Oct 22, 2006 01:52
God i am tired...today was just one of those days..where you just want to curl in a ball and cry...
I walk into work...we have 356 checkins that night...no biggie..we have done it many times before. However..tonight had to be interesting...we have 4 computer terminals at the hotel, 4 key machines and 4 printers...at 3:15, fifteen minutes after checkin "officially" starts...all but one of our key machines don't work..we don't know why..they just stop working except for the one in the back office...then..one by one...our computer terminals die out...so there we were..with 300 checkins, with one computer...and one key machine...to make matters worse..our printers and copy machine also dies by the end of the night...so we were in awful shape...and it stayed that way...allllllllllllllll night long. It was so hellish, people were so upset..tech support was doing their best but they didn't even know what the problem was...it takes at least 2 hours for them to get to us in an emergency, and trust me..this more than qualifies if you have ever been in that situation before. Finally, at about 11...we are informed that one of the night auditors called out..so we have to stay at least another hour or so to make sure things are ok. So of course we do...we are finally let go at about 12:15am. THANK GOD!! It was just another night of hell...
My schedule since Monday October 16
Monday - 3pm to 1130pm
Tuesday - 3pm to 1130pm
Wednesday - 3pm to 1130pm
Thursday - 7am to 330pm
Friday - 9am to 530pm
Saturday - 3pm to 1130pm
Sunday - 3pm to 1130pm
Monday - 3pm to 1130pm
Tuesday - 7am to 330pm
Wednesday - 3pm to 1130pm
Thursday...OFF
Please note..the commute each way is an hour and 17 minutes...

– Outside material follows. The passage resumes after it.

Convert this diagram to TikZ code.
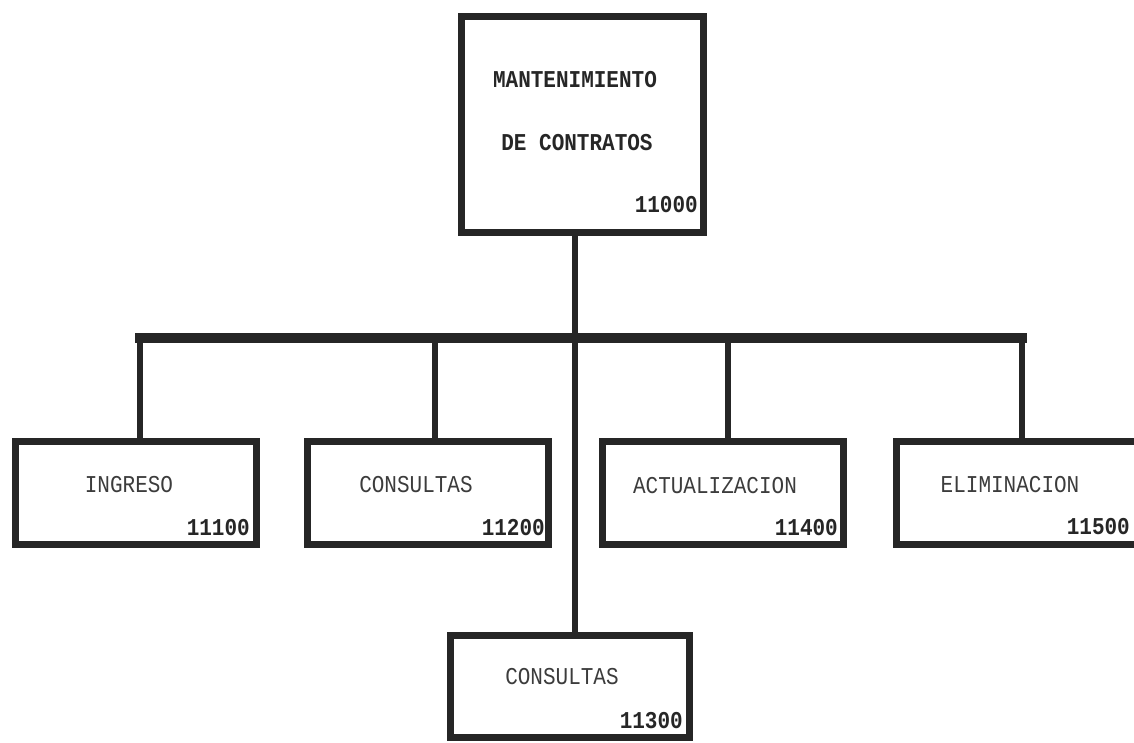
\documentclass[tikz,border=0pt]{standalone}
\usepackage{fontspec}
\setmonofont{Liberation Mono}
\usetikzlibrary{calc}
\definecolor{ink}{HTML}{262626}
\definecolor{txt}{HTML}{3C3C3C}
% printer-style lettering: monospace, a little taller than wide
\newcommand{\tall}[1]{\scalebox{1}[1.15]{#1}}
\tikzset{
  box/.style={draw=ink, line width=7pt, rectangle, inner sep=0pt, fill=white},
  lbl/.style={inner sep=0pt, text=txt, font=\ttfamily\fontsize{21}{21}\selectfont},
  ttl/.style={inner sep=0pt, text=ink, font=\ttfamily\bfseries\fontsize{21}{21}\selectfont},
  num/.style={inner sep=0pt, anchor=east, text=ink, font=\ttfamily\bfseries\fontsize{21}{21}\selectfont},
  link/.style={draw=ink, line width=5.5pt},
  barline/.style={draw=ink, line width=10pt, line cap=rect},
}
\begin{document}
\begin{tikzpicture}[x=1pt, y=-1pt]
\useasboundingbox[fill=white] (0,0) rectangle (1134,743);

% boxes
\node[box, minimum width=242pt, minimum height=216pt] (top) at (582.5,124.5) {};
\node[box, minimum width=241pt, minimum height=103pt] (b1) at (136,493) {};
\node[box, minimum width=241pt, minimum height=103pt] (b2) at (428,493) {};
\node[box, minimum width=241pt, minimum height=103pt] (b4) at (722.5,493) {};
\node[box, minimum width=241pt, minimum height=103pt] (b5) at (1017,493) {};
\node[box, minimum width=239pt, minimum height=102pt] (b3) at (570,686.5) {};

% spine and bar
\coordinate (spine) at (575,338);
\draw[barline] ([xshift=4pt]b1.north |- spine) -- ([xshift=5pt]b5.north |- spine);
\draw[link] (top.south -| spine) -- (b3.north -| spine);
\draw[link] ([xshift=4pt]b1.north) -- ([xshift=4pt]b1.north |- spine);
\draw[link] ([xshift=7pt]b2.north) -- ([xshift=7pt]b2.north |- spine);
\draw[link] ([xshift=5.5pt]b4.north) -- ([xshift=5.5pt]b4.north |- spine);
\draw[link] ([xshift=5pt]b5.north) -- ([xshift=5pt]b5.north |- spine);

% texts
\node[ttl] (t1) at (575,80) {\tall{MANTENIMIENTO}};
\node[ttl] (t2) at (577,143) {\tall{DE CONTRATOS}};
\node[num] (n0) at (698,205) {\tall{11000}};

\node[lbl] (l1) at (129,485) {\tall{INGRESO}};
\node[num] (n1) at (250,528) {\tall{11100}};

\node[lbl] (l2) at (416,485) {\tall{CONSULTAS}};
\node[num] (n2) at (545,528) {\tall{11200}};

\node[lbl] (l4) at (715,486) {\tall{ACTUALIZACION}};
\node[num] (n4) at (838,528) {\tall{11400}};

\node[lbl] (l5) at (1010,485) {\tall{ELIMINACION}};
\node[num] (n5) at (1130,527) {\tall{11500}};

\node[lbl] (l3) at (562,677) {\tall{CONSULTAS}};
\node[num] (n3) at (683,721) {\tall{11300}};
\end{tikzpicture}
\end{document}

Why do i do this to myself? I wake up to no one in the house..i come home to everyone being asleep..i always work weekends, I am always alone..my car is my best friend right now...i am so lonely..i saw pat last night..we picked out tuxes for the wedding..and i didn't realize until last night how outrageously lonely I am...and its not because of lack of trying..i just work the pm shift mainly...and because of that...i don't see anyone..and it just makes me lonely as all hell. My one thing I am looking foward to is that I may see my friends this upcoming weekend...i should have at least one day off to go down. I just hope everyone will be around..i don't want to impose or anything.